The first of these conclusions is problematic because it speaks to motive. A law can be either constitutional or unconstitutional depending upon what the legislators’ were thinking at the time. Trying to divine legislators’ true motives seems like a fool’s errand—especially if they aren’t honest about their intentions—so my instinct is to discard motive as a guiding principle in favor of effect. Yet on the other hand I can see that some laws really do find themselves in conflict with people’s religious beliefs and practices quite by accident. An example of this can be found in a 2003 case from Florida in which a Muslim woman, Sultaana Freeman, sued the state for not allowing her to have her driver’s license photo taken while wearing a niqab, a garment that covers all of the face except the eyes.

I can see an argument for creating a special accommodation for religious garb. After all, if she’s pulled over while driving she will be wearing her niqab so her face will match her license photo. On the other hand, a photo ID is basically worthless if its bearer can obscure her face in the picture.

Though I can see the pros and cons of granting this woman an accommodation, it’s actually irrelevant. The question is not whether Florida should make special accommodations for Muslim women but whether it must. 

The answer is no. Sultaana Freeman lost her case because the infringement upon her free exercise rights was incidental. The law wasn’t written to make her feel like a lesser citizen. It was written because people often need to prove their identities and because identities must be matched to faces.

The reason that free exercise claims have failed to protect private business owners from intrusive nondiscrimination laws is because supporters of such laws have countered that any infringement upon free exercise rights is entirely unintentional. Just as Sultaana Freeman was forced to yield to a law of general applicability, so too must Christian bakers, florists, and wedding photographers.

But is it really true? Are these “sexual orientation” nondiscrimination laws really aimed at no one in particular?

How anyone can make this argument with a straight face is beyond me. Just listening to the way supporters of these laws talk tells me that they harbor a deep animus against people of faith—hence all the talk of flying spaghetti monsters and creeping theocracy, the constant comparisons of Christian conservatives to ISIS and the insane claims that religious zealotry is to blame for the Holocaust.

Supporters of these laws are the same people who maintain that restricting marriage to the union of a man and woman violates the Constitution’s establishment clause because only religion could be the impetus.

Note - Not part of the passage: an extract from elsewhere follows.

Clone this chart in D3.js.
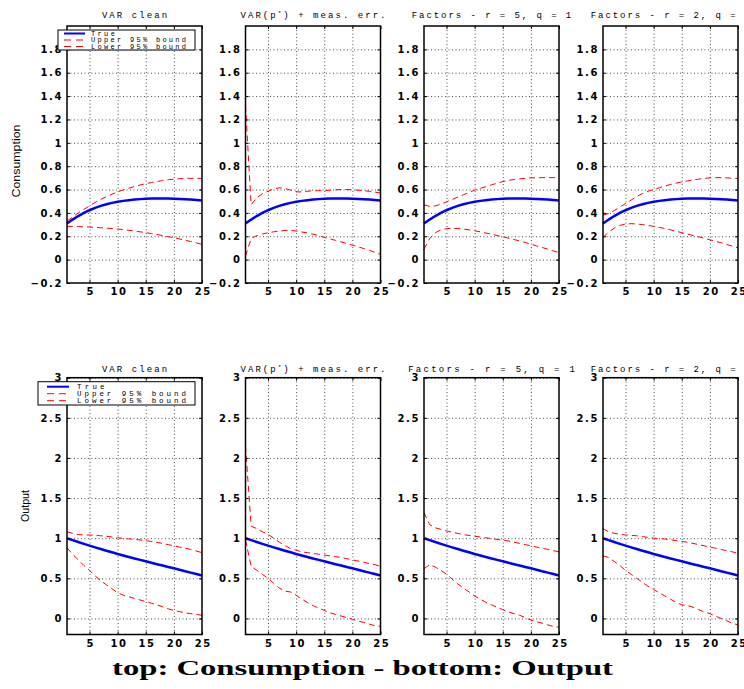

Then, when a Christian baker asks not to be forced to design a custom wedding cake for a same-sex wedding they act as if religion has nothing to do with it.

A good example of someone who can’t stop betraying the true motives of such laws can be found in homofascism’s premiere sugar daddy, Tim Gill, a billionaire homosexual who uses his fortune to bankroll “gay” “rights” initiatives. Basically, he promotes nondiscrimination laws and opposes religious freedom laws.

Said Gill to a Rolling Stone reporter:
“We’re going into the hardest states in the country. We’re going to punish the wicked.”
Punish the wicked? And who might that be, Mr. Gill?

Gill offers a clue that such laws aren’t actually comparable to the Florida law that so vexed Sultaana Freeman. The purpose of the Florida law is to establish a reliable form of identification, something the state has an actual interest in. It’s not intended to “punish the wicked” and if it were we could logically infer that “the wicked” must be religious Muslim women.

Naturally, Gill denied that “the wicked” means Christians. Rolling Stone’s Andy Kroll defended Gill in a follow-up article: “Not once in my profile does Gill talk about ‘targeting’ Christians. Not once does Gill so much as hint at singling out Christians or adherents of any other religion. Not once does the word ‘Christian’ appear.”

It’s worth noting that none of the various state religious freedom initiatives Gill opposes say anything about homosexuals or wedding services. Tim Gill simply infers that that’s what is meant.

But it’s true that Tim Gill didn’t explicitly mention Christians. He only said that he would go into the “toughest states” (the Bible Belt was clearly implied) and use his huge checkbook to crush religious freedom laws. In other words, “punish[ing] the wicked” was a dog whistle that all of his supporters heard loud and clear.

For a wonderful rebuttal to Gill’s nonsense, I’ll refer to The Federalist’s Bre Payton.
“Ah, so ‘the wicked’ whom Gill says need to be ‘punished’ are indeed Christians, as well as everyone who agrees with them. Anyone who stands up for a Christian’s right to live in accordance with his or her religious beliefs will also be targeted for harassment in public and the legal system. Further, he clearly defines ‘wickedness’ as adhering to centuries-old Christian (and Jewish and Muslim) beliefs on human identity and sexuality. To Gill, orthodox Christian beliefs comprise ‘wickedness.’ Thanks for clearing that up.”
The distilled version of Gill’s argument is that nondiscrimination laws apply to everyone so shut up. This is not nearly the air tight argument he thinks it is.

In days gone by, some states required poll taxes to vote. They applied to everyone but they were often aimed at blacks even if the legislators who passed them wouldn’t admit it. They claimed it was about funding elections.

Prior to 2011, the US military prohibited homosexual conduct in the ranks, a policy which I supported then as now. This was a law of general applicability yet some people—people like Tim Gill for example—believed that it targeted “gays.”

In short: Just because a law applies to everyone doesn’t mean that it isn’t aimed at someone in particular. The outrageous laws that Tim Gill pushes are aimed at people of faith and they therefore run afoul of the Constitution, even as interpreted in light of the Smith ruling. The First Amendment was written to protect us from exactly this kind of governmental overreach. If it doesn’t protect us from this it’s not worth the paper it’s written on.